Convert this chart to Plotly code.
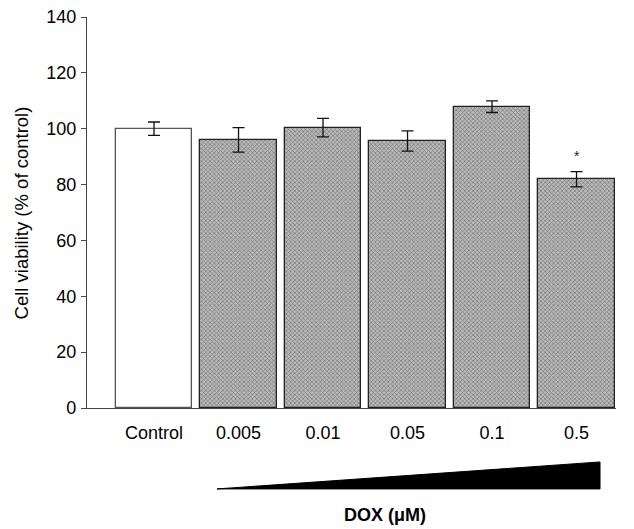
import plotly.graph_objects as go

categories = ["Control", "0.005", "0.01", "0.05", "0.1", "0.5"]
viability = [100.0, 96.0, 100.4, 95.6, 107.9, 81.9]
sem = [2.4, 4.4, 3.3, 3.6, 2.1, 2.7]
significant = [False, False, False, False, False, True]

FONT = "Liberation Sans, Arial, sans-serif"
x_pos = list(range(len(categories)))

fig = go.Figure()

# Control bar (white)
fig.add_trace(go.Bar(
    x=[x_pos[0]], y=[viability[0]],
    error_y=dict(type="data", array=[sem[0]], color="#111", thickness=1.3, width=6),
    marker=dict(color="white", line=dict(color="#555", width=1.3)),
    width=0.91, showlegend=False,
))

# DOX bars (hatched gray)
fig.add_trace(go.Bar(
    x=x_pos[1:], y=viability[1:],
    error_y=dict(type="data", array=sem[1:], color="#111", thickness=1.3, width=6),
    marker=dict(color="#b4b4b4", line=dict(color="#222", width=1.3),
                pattern=dict(shape="x", size=3, solidity=0.35, fgcolor="#1a1a1a", bgcolor="#bababa")),
    width=0.91, showlegend=False,
))

# significance marks
for i, (v, s, sig) in enumerate(zip(viability, sem, significant)):
    if sig:
        fig.add_annotation(x=x_pos[i], y=v + s + 5.5, text="*", showarrow=False,
                           font=dict(size=14, color="#222", family=FONT), yanchor="middle")

# concentration wedge
fig.add_shape(type="path", xref="x", yref="paper",
              path="M 0.745,-0.207 L 5.278,-0.207 L 5.278,-0.138 Z",
              fillcolor="black", line=dict(color="black", width=1))

fig.add_annotation(x=2.734, y=-0.274, xref="x", yref="paper", text="<b>DOX (μM)</b>",
                   showarrow=False, font=dict(size=18, color="black", family=FONT),
                   yanchor="middle")

fig.add_annotation(x=-0.123, y=0.5, xref="paper", yref="paper",
                   text="Cell viability (% of control)", textangle=-90,
                   showarrow=False, font=dict(size=18.5, color="black", family=FONT),
                   xanchor="center", yanchor="middle")

fig.update_layout(
    width=634, height=529,
    margin=dict(l=87, r=18, t=17, b=121),
    plot_bgcolor="white", paper_bgcolor="white",
    font=dict(family=FONT, size=18, color="black"),
    bargap=0,
)
fig.update_xaxes(
    range=[-0.793, 5.467], tickmode="array", tickvals=x_pos, ticktext=categories,
    showline=True, linecolor="#444", linewidth=1.3, showgrid=False, zeroline=False,
    ticks="", ticklabelstandoff=8, tickfont=dict(size=18), automargin=False,
)
fig.update_yaxes(
    range=[0, 140], tickmode="array", tickvals=[0, 20, 40, 60, 80, 100, 120, 140],
    showline=True, linecolor="#444", linewidth=1.3, showgrid=False, zeroline=False,
    ticks="outside", ticklen=5, tickwidth=1.3, tickcolor="#444",
    ticklabelstandoff=1, tickfont=dict(size=18), automargin=False,
)

fig.write_html("out.html", config={"displayModeBar": False},
               post_script="document.body.style.margin='0';")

__________

### Instruction
Print the data above verbatim from the first line through the line holding "significant = [False, False, False, False, False, True]", leaving every picture out.

### Reply
Convert this chart to Plotly code.
import plotly.graph_objects as go

categories = ["Control", "0.005", "0.01", "0.05", "0.1", "0.5"]
viability = [100.0, 96.0, 100.4, 95.6, 107.9, 81.9]
sem = [2.4, 4.4, 3.3, 3.6, 2.1, 2.7]
significant = [False, False, False, False, False, True]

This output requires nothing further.